WHAT YOU SHOULD DO
Quote the data exactly, first line to the line containing "(1089,14) -- (1089,566);", with no pictures.

DATASET EXTRACT
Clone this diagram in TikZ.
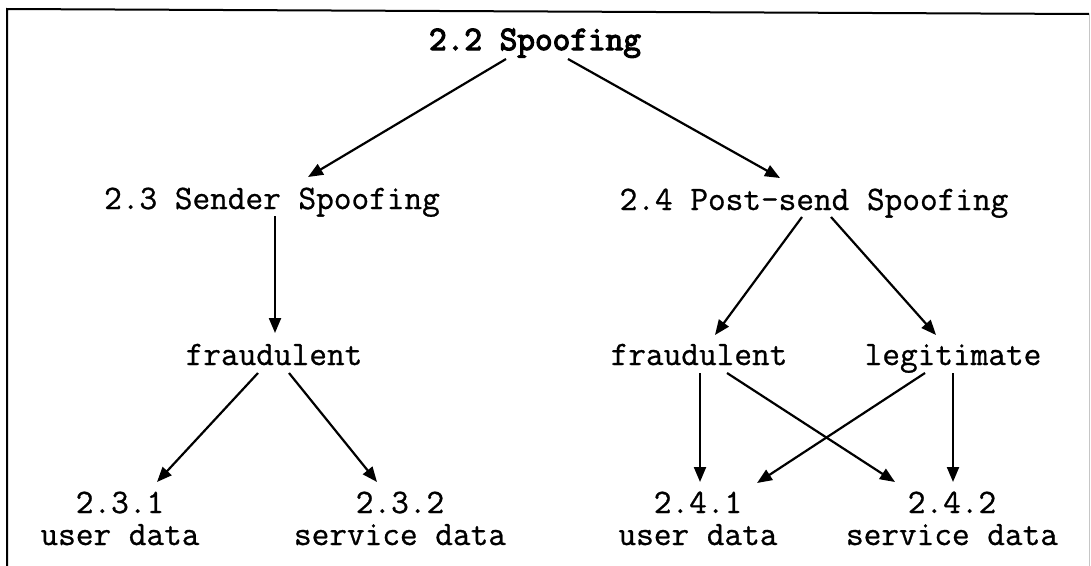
\documentclass[tikz,border=0pt]{standalone}
\usepackage{fontspec}
\setmonofont{Latin Modern Mono}[
  UprightFeatures={FakeBold=0.8},
  BoldFont={Latin Modern Mono},
  BoldFeatures={FakeBold=3.5}]
\usetikzlibrary{arrows.meta}
\tikzset{
  lbl/.style={inner sep=0pt, anchor=base, font=\ttfamily\fontsize{34.3}{32}\selectfont},
  arr/.style={line width=2.2pt, -{Triangle[length=15pt,width=12pt]}},
  frame/.style={line width=2pt},
}
\newcommand{\twoline}[2]{\setlength{\tabcolsep}{0pt}\renewcommand{\arraystretch}{1}\begin{tabular}[t]{c}#1\\#2\end{tabular}}
\begin{document}
\begin{tikzpicture}[x=1pt,y=-1pt]
  \useasboundingbox (0,0) rectangle (1091,565);
  % outer frame
  \draw[frame] (7,566) -- (7,9) -- (1089,14);
  \draw[line width=1pt, gray!45] (1089,14) -- (1089,566);

  % nodes
  \node[lbl, font=\ttfamily\bfseries\fontsize{34.3}{32}\selectfont] (top) at (535,50) {2.2 Spoofing};
  \node[lbl] (s23) at (272,209) {2.3 Sender Spoofing};
  \node[lbl] (s24) at (814,210) {2.4 Post-send Spoofing};
  \node[lbl] (fl) at (274,365) {fraudulent};
  \node[lbl] (fr) at (699,365) {fraudulent};
  \node[lbl] (lg) at (953,365) {legitimate};
  \node[lbl] (u231) at (120,513) {\twoline{2.3.1}{user data}};
  \node[lbl] (u232) at (400,513) {\twoline{2.3.2}{service data}};
  \node[lbl] (u241) at (698,513) {\twoline{2.4.1}{user data}};
  \node[lbl] (u242) at (952,513) {\twoline{2.4.2}{service data}};

  % connectors
  \draw[arr] ([shift={(-29,9)}]top.base) -- ([shift={(36,-32)}]s23.base);
  \draw[arr] ([shift={(33,9)}]top.base) -- ([shift={(-34,-32)}]s24.base);
  \draw[arr] ([shift={(3,7)}]s23.base) -- ([shift={(1,-32)}]fl.base);
  \draw[arr] ([shift={(-12,7)}]s24.base) -- ([shift={(16,-30)}]fr.base);
  \draw[arr] ([shift={(17,7)}]s24.base) -- ([shift={(-17,-30)}]lg.base);
  \draw[arr] ([shift={(-16,8)}]fl.base) -- ([shift={(37,-31)}]u231.base);
  \draw[arr] ([shift={(15,8)}]fl.base) -- ([shift={(-23,-31)}]u232.base);
  \draw[arr] ([shift={(1,8)}]fr.base) -- ([shift={(2,-31)}]u241.base);
  \draw[arr] ([shift={(28,8)}]fr.base) -- ([shift={(-57,-31)}]u242.base);
  \draw[arr] ([shift={(-28,8)}]lg.base) -- ([shift={(59,-30)}]u241.base);
  \draw[arr] ([shift={(0,8)}]lg.base) -- ([shift={(1,-31)}]u242.base);
\end{tikzpicture}
\end{document}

SOLUTION TO THE PROBLEM
Clone this diagram in TikZ.
\documentclass[tikz,border=0pt]{standalone}
\usepackage{fontspec}
\setmonofont{Latin Modern Mono}[
  UprightFeatures={FakeBold=0.8},
  BoldFont={Latin Modern Mono},
  BoldFeatures={FakeBold=3.5}]
\usetikzlibrary{arrows.meta}
\tikzset{
  lbl/.style={inner sep=0pt, anchor=base, font=\ttfamily\fontsize{34.3}{32}\selectfont},
  arr/.style={line width=2.2pt, -{Triangle[length=15pt,width=12pt]}},
  frame/.style={line width=2pt},
}
\newcommand{\twoline}[2]{\setlength{\tabcolsep}{0pt}\renewcommand{\arraystretch}{1}\begin{tabular}[t]{c}#1\\#2\end{tabular}}
\begin{document}
\begin{tikzpicture}[x=1pt,y=-1pt]
  \useasboundingbox (0,0) rectangle (1091,565);
  % outer frame
  \draw[frame] (7,566) -- (7,9) -- (1089,14);
  \draw[line width=1pt, gray!45] (1089,14) -- (1089,566);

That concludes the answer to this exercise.